What makes you so skeptical?
There are a lot of numbers you can go through. But these regulatory measure numbers which the banks are using now to say that there is so much more equity on their balance sheets than before the crisis are not that different from the old measures that wouldn’t have even told you that there is a crisis when there was one in 2008/09. Also, the banks still take a lot of risks. So as long as things are good it’s like you’re having a lot of fun driving 150 miles an hour and you only hope that you are going to make it through the next bend. That’s why I don’t take these statements to convince myself that the system is safe. I don’t see enough evidence that it’s safe. So we live in hope.

But hope is not a strategy. That’s especially true for Switzerland where the financial industry accounts for a large part of the overall economy.
The regulators I’ve met in Switzerland understand the problem of financial stability. But I’m not sure that the Swiss politicians are appreciating some of the more nuanced issues which have to do with the credibility of all these loss-absorbing debt instruments like Cocos.
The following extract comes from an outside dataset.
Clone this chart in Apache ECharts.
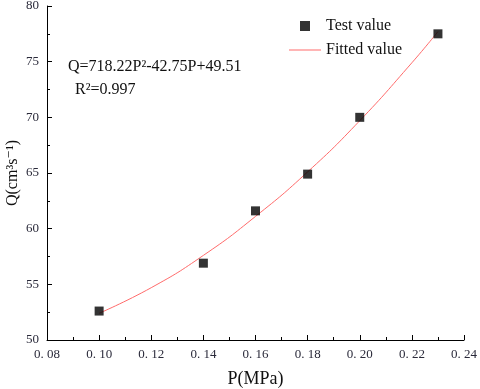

We know that in the financial crisis these kinds of Tier-2-instruments did not absorb the losses. There are also problems with triggering these losses. In a crisis, there is no mood for haircuts as we saw in 2008/09. Only the creditors and shareholders of Lehman lost a lot of money. Everybody else was paid with huge sums of bailout money. Even insolvent banks didn’t face the consequences of their insolvency. So, it’s really mysterious to me why people want to believe that the next time it would be different.
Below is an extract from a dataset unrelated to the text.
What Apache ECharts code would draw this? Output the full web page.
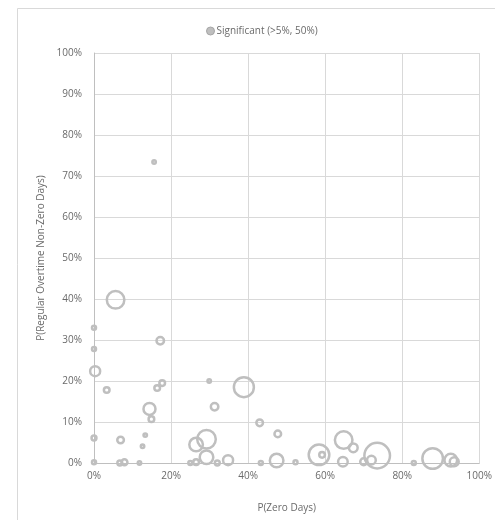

Then again, Switzerland decided to implement a so called «Swiss Finish» – enhanced capital requirements for systemic banks that go beyond Basel III.
It’s not just about capital regulations. What about other kinds of misconduct? What about taxes, for instance? Swiss banks did get into a lot of trouble in this area. There have been a lot of pretty harsh settlements with Credit Suisse. The fundamental question is if these banking giants have sufficient incentives to comply with the law. Too big to fail, which certainly the two big banks of Switzerland seem to be, is almost a license to be above the law. That’s because often times, the government is afraid to impose a big fine. Also, there is no way to take a corporation to jail. So the options are limited.
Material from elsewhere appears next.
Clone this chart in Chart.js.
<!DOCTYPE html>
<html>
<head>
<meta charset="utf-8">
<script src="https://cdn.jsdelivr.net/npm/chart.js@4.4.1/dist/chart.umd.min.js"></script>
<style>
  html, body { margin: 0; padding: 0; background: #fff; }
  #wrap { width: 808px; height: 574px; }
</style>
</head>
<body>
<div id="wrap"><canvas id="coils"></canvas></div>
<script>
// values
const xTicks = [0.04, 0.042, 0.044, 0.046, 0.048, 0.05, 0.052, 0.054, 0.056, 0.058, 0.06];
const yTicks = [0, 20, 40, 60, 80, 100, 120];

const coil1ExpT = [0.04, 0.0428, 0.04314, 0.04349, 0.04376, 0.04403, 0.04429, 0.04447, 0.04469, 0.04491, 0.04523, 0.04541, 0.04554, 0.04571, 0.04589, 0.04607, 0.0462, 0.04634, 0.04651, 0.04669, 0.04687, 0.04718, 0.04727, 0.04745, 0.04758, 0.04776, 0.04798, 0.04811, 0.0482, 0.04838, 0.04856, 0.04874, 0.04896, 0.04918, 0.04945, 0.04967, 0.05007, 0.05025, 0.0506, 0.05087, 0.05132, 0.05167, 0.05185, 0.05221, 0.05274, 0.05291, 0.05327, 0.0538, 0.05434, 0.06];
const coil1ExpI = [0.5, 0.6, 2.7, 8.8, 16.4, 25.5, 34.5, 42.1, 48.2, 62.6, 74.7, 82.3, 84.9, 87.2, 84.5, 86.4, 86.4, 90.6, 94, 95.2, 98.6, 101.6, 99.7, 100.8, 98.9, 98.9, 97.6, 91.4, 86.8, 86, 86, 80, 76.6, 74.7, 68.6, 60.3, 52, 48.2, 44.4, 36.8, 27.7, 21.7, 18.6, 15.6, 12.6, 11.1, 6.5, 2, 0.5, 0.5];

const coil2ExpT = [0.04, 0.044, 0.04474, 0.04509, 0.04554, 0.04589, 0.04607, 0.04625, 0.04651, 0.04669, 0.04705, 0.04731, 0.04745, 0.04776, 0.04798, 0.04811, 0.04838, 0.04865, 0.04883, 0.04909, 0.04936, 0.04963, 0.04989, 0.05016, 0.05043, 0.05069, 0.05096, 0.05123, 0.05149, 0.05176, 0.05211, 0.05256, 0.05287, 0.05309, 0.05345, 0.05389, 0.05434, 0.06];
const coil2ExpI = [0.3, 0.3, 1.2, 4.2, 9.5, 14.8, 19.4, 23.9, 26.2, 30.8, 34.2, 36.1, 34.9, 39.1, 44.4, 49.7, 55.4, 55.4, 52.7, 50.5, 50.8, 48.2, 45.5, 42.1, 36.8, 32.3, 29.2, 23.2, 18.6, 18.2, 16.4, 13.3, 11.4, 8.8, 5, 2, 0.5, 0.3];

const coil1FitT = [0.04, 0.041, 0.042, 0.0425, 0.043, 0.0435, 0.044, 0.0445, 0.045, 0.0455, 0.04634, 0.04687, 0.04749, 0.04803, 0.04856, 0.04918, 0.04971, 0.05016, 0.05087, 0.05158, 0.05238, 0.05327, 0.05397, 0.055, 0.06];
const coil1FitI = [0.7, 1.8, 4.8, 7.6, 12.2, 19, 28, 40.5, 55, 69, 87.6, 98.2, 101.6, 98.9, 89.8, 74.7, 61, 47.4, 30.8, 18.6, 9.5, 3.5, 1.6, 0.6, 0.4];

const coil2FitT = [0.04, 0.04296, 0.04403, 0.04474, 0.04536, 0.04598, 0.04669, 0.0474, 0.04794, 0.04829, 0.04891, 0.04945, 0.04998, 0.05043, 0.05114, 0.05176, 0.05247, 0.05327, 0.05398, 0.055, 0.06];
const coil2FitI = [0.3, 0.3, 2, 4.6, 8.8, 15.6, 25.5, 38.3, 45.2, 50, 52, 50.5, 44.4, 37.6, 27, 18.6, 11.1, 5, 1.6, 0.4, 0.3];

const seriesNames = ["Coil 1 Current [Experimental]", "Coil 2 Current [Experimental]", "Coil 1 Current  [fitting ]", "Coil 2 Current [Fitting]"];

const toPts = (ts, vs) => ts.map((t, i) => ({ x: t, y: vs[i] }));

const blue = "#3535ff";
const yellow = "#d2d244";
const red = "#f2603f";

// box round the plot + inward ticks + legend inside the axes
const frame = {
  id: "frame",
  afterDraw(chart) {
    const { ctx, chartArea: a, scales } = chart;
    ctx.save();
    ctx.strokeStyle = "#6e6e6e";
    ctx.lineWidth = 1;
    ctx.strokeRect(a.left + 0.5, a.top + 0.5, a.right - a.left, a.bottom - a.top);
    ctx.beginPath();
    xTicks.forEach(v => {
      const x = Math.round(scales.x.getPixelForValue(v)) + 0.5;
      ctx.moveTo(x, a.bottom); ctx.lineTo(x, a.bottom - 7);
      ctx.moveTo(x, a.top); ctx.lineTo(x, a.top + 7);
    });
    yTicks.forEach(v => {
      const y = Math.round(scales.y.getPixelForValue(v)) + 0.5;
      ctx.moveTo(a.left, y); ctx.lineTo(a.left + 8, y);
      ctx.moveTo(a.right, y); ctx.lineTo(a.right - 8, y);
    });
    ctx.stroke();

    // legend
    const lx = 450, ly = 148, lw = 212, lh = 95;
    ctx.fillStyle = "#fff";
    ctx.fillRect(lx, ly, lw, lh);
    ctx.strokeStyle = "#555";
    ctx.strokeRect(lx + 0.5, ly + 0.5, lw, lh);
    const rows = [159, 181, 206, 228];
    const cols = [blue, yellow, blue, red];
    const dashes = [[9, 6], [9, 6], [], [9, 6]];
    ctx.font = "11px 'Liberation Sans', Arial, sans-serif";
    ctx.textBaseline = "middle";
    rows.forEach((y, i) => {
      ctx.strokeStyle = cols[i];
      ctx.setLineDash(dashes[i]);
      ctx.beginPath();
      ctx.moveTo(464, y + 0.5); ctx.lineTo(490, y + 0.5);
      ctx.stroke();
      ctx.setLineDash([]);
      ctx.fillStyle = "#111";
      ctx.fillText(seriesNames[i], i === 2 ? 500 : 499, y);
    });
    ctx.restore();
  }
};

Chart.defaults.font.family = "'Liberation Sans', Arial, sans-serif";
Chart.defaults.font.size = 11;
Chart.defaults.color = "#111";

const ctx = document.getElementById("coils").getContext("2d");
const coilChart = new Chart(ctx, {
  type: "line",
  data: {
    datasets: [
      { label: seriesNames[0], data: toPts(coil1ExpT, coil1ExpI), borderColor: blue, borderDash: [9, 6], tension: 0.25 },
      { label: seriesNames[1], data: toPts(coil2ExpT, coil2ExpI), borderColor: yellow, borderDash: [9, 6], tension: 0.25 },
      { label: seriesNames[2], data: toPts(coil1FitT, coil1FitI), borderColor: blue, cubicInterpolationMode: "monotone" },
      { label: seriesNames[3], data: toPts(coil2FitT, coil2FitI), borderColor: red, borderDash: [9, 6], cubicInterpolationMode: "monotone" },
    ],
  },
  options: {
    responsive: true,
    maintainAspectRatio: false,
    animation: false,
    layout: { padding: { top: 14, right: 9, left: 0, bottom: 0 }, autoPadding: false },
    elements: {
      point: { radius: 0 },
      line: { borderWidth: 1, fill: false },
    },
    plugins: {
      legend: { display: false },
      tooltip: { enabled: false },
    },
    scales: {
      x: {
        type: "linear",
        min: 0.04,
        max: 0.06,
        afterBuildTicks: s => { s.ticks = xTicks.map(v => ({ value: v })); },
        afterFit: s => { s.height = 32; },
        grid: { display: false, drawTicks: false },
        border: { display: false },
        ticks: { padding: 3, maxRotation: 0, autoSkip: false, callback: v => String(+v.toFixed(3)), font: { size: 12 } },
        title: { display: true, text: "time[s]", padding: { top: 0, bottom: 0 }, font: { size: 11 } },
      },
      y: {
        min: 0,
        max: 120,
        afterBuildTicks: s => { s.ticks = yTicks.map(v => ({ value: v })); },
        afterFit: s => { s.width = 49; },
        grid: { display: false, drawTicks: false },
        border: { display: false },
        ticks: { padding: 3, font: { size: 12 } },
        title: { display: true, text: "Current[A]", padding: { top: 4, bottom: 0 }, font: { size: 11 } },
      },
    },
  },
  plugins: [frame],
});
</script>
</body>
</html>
And what about UBS? Like many other big banks, UBS needed a bailout during the financial crisis.
UBS obviously got into severe trouble during the crisis. Therefore, it might be a good refresher for everybody in Switzerland to go back and read the unusually candid report of UBS to its shareholders about what it did before the crisis. This document, some say, should be required reading to see how UBS was just following the herd without really knowing what they were doing in the US subprime market and why they were doing it. But I’m not sure if UBS learned its lesson.

Where do you spot the biggest risk in the financial sector?
I don’t know what the biggest risk is. I get my information from the news like everybody else. But you see a lot of data breaches and a lot of indications that there are challenges there. Also, Europe has not cleaned up its banking system in general. So this was kind of Europe’s lost decade, an expression that was used about Japan in the past. It’s the amount of problems: the continued weakness of many European banks and the lack of integration in a political and regulatory way. The fragmentation in Europe is such that it exacerbates the problems of the weak banks with a lot of non-performing loans. Non-performing loans can be a threatening issue in a recession as we learned in the case of the subprime loans US borrowers couldn’t pay during the financial crisis. This is not Switzerland’s problem, it’s mostly the Eurozone’s problem. But Switzerland is right in the middle of that.